May 29, 2013
Common SSRI Reduces Mental Stress–Induced
Durham, North Carolina—Treatment with the antidepressant escitalopram, marketed as Lexapro, significantly reduced mental stress–induced myocardial ischemia (MSIMI) in patients with stable coronary disease.
That’s according to Duke Medicine research finding that the selective serotonin re-uptake inhibitor (SSRI) commonly used for depression and anxiety also reduced by more than two-and-a-half times the likelihood of the heart condition brought on by mental stress. The preliminary communication was published recently in the Journal of the American Medical Association.
“Mental stress-induced myocardial ischemia is a serious condition, as patients with the condition tend to have worse heart problems compared to patients without it,” said lead author Wei Jiang, MD, associate professor of psychiatry and behavioral sciences and internal medicine at Duke. “This study showed for the first time that it is treatable with an emotion-modulating medication.”
Changes in the heart, including new wall motion abnormality, a reduction in how much blood is pumped out of the heart's left ventricle, ischemic changes with electrocardiography, or a combination of these symptoms can lead to a diagnosis of MSIMI. While the condition is known to be serious, little research had been done on effective treatment.
“In order to advance our understanding of improving cardiovascular health, we believe that continued research between the intersection of mental health and cardiovascular disease should be a priority,” said senior author Christopher O'Connor, MD, director of the Duke Heart Center and chief of the Division of Cardiology.

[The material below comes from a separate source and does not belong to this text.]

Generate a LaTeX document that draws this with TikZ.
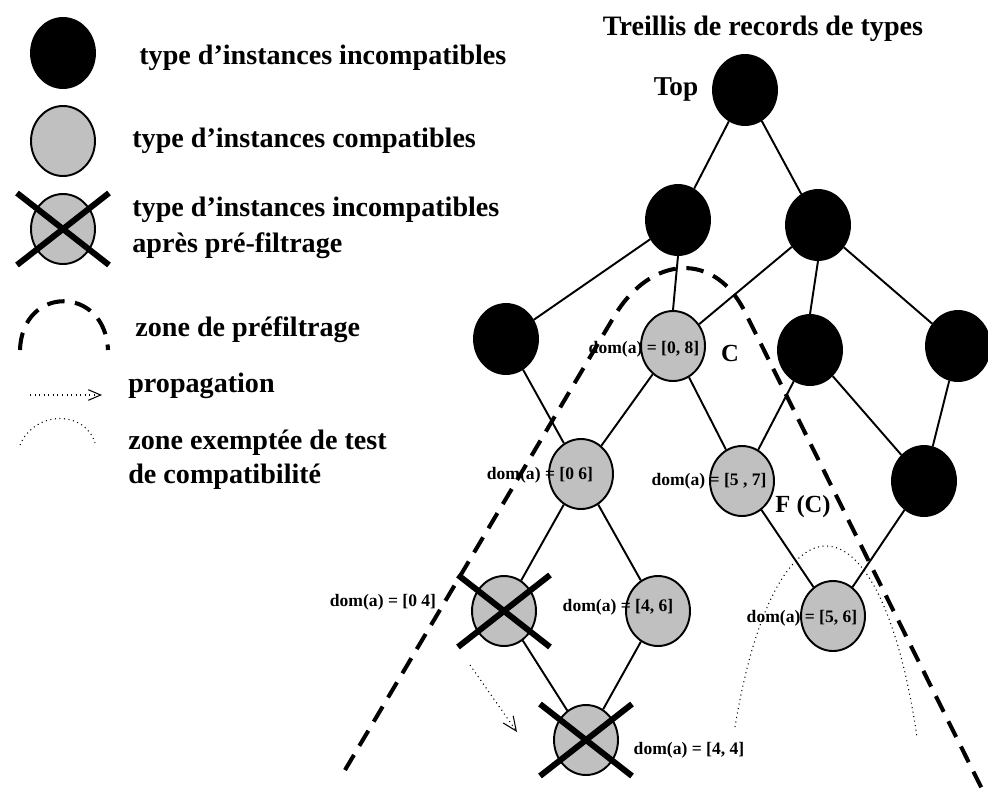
\documentclass[tikz,border=0pt]{standalone}
\usepackage{fontspec}
\setmainfont{Liberation Serif}
\usepackage{tikz}
\usetikzlibrary{arrows.meta, positioning, calc, shapes.geometric}
\usepackage{xcolor}
\definecolor{typegray}{RGB}{192,192,192}

\tikzset{
  blacktype/.style={ellipse, draw=black, fill=black, line width=1.1pt,
    minimum width=1.28cm, minimum height=1.40cm, inner sep=0pt},
  graytype/.style={blacktype, fill=typegray},
  link/.style={line width=1.1pt},
  crossline/.style={line width=3.4pt},
  zoneline/.style={line width=2.3pt, dash pattern=on 10pt off 6pt},
  dotline/.style={line width=0.6pt, dash pattern=on 0.6pt off 2pt},
  legtext/.style={anchor=west, inner sep=0pt, font=\fontsize{16}{19}\selectfont\bfseries},
  domlabel/.style={inner sep=0pt, font=\fontsize{10}{12}\selectfont\bfseries},
  biglabel/.style={inner sep=0pt, font=\fontsize{14}{17}\selectfont\bfseries},
}

\begin{document}
\begin{tikzpicture}[x=0.02cm, y=-0.02cm]
  \useasboundingbox (0,0) rectangle (988,798);

  % Legend
  \node[blacktype] (lgb) at (63,53) {};
  \node[graytype] (lgg) at (63,141) {};
  \node[graytype] (lgx) at (63,229) {};
  \node[legtext] (tx1) at (139,58) {type d’instances incompatibles};
  \node[legtext] (tx2) at (132,141) {type d’instances compatibles};
  \node[legtext] (tx3) at (132,210) {type d’instances incompatibles};
  \node[legtext] (tx4) at (132,246) {après pré-filtrage};
  \node[legtext] (tx5) at (135,330) {zone de préfiltrage};
  \node[legtext] (tx6) at (128,386) {propagation};
  \node[legtext] (tx7) at (128,443) {zone exemptée de test};
  \node[legtext] (tx8) at (128,477) {de compatibilité};
  \coordinate (lz1) at (20,350);
  \coordinate (lz2) at (108,350);
  \draw[zoneline] (lz1) .. controls (22,285) and (105,285) .. (lz2);
  \coordinate (la1) at (30,395);
  \coordinate (la2) at (102,395);
  \draw[dotline, -{Straight Barb[length=7pt, width=6pt, line width=0.6pt]}] (la1) -- (la2);
  \coordinate (ld1) at (20,445);
  \coordinate (ld2) at (95,443);
  \draw[dotline] (ld1) .. controls (35,410) and (85,410) .. (ld2);

  % Lattice
  \node[font=\fontsize{16}{19}\selectfont\bfseries] (title) at (763,29) {Treillis de records de types};
  \node[blacktype] (top) at (745,90) {};
  \node[font=\fontsize{15.5}{18}\selectfont\bfseries, inner sep=0pt] (toplab) at (676,89) {Top};
  \node[blacktype] (l2l) at (678,220) {};
  \node[blacktype] (l2r) at (818,225) {};
  \node[blacktype] (l3a) at (506,339) {};
  \node[graytype] (c) at (673,346) {};
  \node[blacktype] (l3b) at (810,350) {};
  \node[blacktype] (l3c) at (958,346) {};
  \node[graytype] (d06) at (581,474) {};
  \node[graytype] (d57) at (742,481) {};
  \node[blacktype] (l4) at (924,481) {};
  \node[graytype] (x04) at (504,611) {};
  \node[graytype] (d46) at (658,611) {};
  \node[graytype] (d56) at (833,616) {};
  \node[graytype] (x44) at (586,740) {};

  \draw[link] (top) -- (l2l);
  \draw[link] (top) -- (l2r);
  \draw[link] (l2l) -- (l3a);
  \draw[link] (l2l.south) -- (c.north);
  \draw[link] (l2r) -- (c);
  \draw[link] (l2r.south) -- (l3b.north);
  \draw[link] (l2r) -- (l3c);
  \draw[link] (l3a) -- (d06);
  \draw[link] (c) -- (d06);
  \draw[link] (c) -- (d57);
  \draw[link] (l3b) -- (d57);
  \draw[link] (l3b) -- (l4);
  \draw[link] (l3c) -- (l4);
  \draw[link] (d06) -- (x04);
  \draw[link] (d06) -- (d46);
  \draw[link] (d57) -- (d56);
  \draw[link] (l4) -- (d56);
  \draw[link] (x04) -- (x44);
  \draw[link] (d46) -- (x44);

  % Crosses
  \foreach \n in {lgx, x04, x44}
    \draw[crossline] ([shift={(-46,-36)}]\n.center) -- ([shift={(46,36)}]\n.center)
                     ([shift={(-46,36)}]\n.center) -- ([shift={(46,-36)}]\n.center);

  % Labels
  \node[domlabel] (lab08) at (644,349) {dom(a) = [0, 8]};
  \node[biglabel] (labc) at (730,353) {C};
  \node[domlabel] (lab06) at (540,475) {dom(a) = [0 6]};
  \node[domlabel] (lab57) at (709,481) {dom(a) = [5 , 7]};
  \node[biglabel] (labf) at (803,507) {F (C)};
  \node[domlabel] (lab04) at (383,602) {dom(a) = [0 4]};
  \node[domlabel] (lab46) at (618,607) {dom(a) = [4, 6]};
  \node[domlabel] (lab56) at (802,618) {dom(a) = [5, 6]};
  \node[domlabel] (lab44) at (689,750) {dom(a) = [4, 4]};

  % Zones
  \coordinate (zl) at (345,770);
  \coordinate (zr) at (985,795);
  \draw[zoneline] (zl) -- (615,315) .. controls (651,256) and (714,250) .. (745,312) -- (zr);
  \coordinate (el) at (735,727);
  \coordinate (er) at (917,737);
  \draw[dotline] (el) .. controls (775,484) and (880,484) .. (er);
  \coordinate (pa) at (470,665);
  \coordinate (pb) at (517,732);
  \draw[dotline, -{Straight Barb[length=8pt, width=7pt, line width=0.6pt]}] (pa) -- (pb);
\end{tikzpicture}
\end{document}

To that end, Duke researchers led the Responses of Mental Stress Induced Myocardial Ischemia to Escitalopram Treatment (REMIT) study, a randomized, double-blind, placebo-controlled clinical trial.
For the study, participants with existing but stable coronary heart disease were subjected to a treadmill exercise stress test and three mental stress tests: a difficult mental math task, tracing a diagram of a star while looking at hand movement reflected in a mirror, and telling a story about a situation that evoked anger or sadness.
Heart function was assessed during the stress tests using echocardiography and electrocardiography testing, as well as blood pressure and heart rate measurements.
Of 310 participants who were tested, 127 developed MSIMI and were randomized to either receive escitalopram or placebo. Most—112 participants—completed the full study and final assessments.
At the end of the 6-week study, the same stress tests were used and participants’ cardiovascular function again was measured. Compared to effects before administration of medication or placebo, those who took escitalopram were 2.62 times less likely to experience MSIMI during the three mental stress tasks compared with those taking placebo.
Researchers found that at the end of 6 weeks, more patients taking escitalopram (34.2%) had absence of MSIMI during the three mental stressors compared with patients taking placebo (17.5%).
In fact, according to researchers, participants in the escitalopram group felt significantly more in control and calmer than those in the placebo group during the final mental stress tasks. Escitalopram use also was associated with several positive changes in cardiovascular markers, including reducing the number of platelet serotonin receptor transporters.
“Our findings support the hypothesis that short-term use of SSRIs improves levels of biomarkers associated with adverse cardiovascular outcomes,” Jiang said.
Commentary in the study raised the issue of whether SSRIs or similar treatments should play a role in managing coronary heart disease.
“All physicians treating patients with coronary artery disease need to be aware of how emotional stressors may negatively impact their disease management,” said study author Eric Velazquez, MD, associate professor of cardiology at Duke. “We should be having conversations with our patients about their lifestyles to gauge their levels of mental stress and whether the coping mechanisms they use are adequate or if more mental health-focused help is needed.”
Researchers said that more data needs to be gathered about the mechanisms behind MSIMI and whether escitalopram use could reduce occurrence or recurrence of heart attack or angina, stroke, heart failure, or death. Further studies also need to determine how long escitalopram should be used and whether maximum benefit already had been achieved at 6 weeks.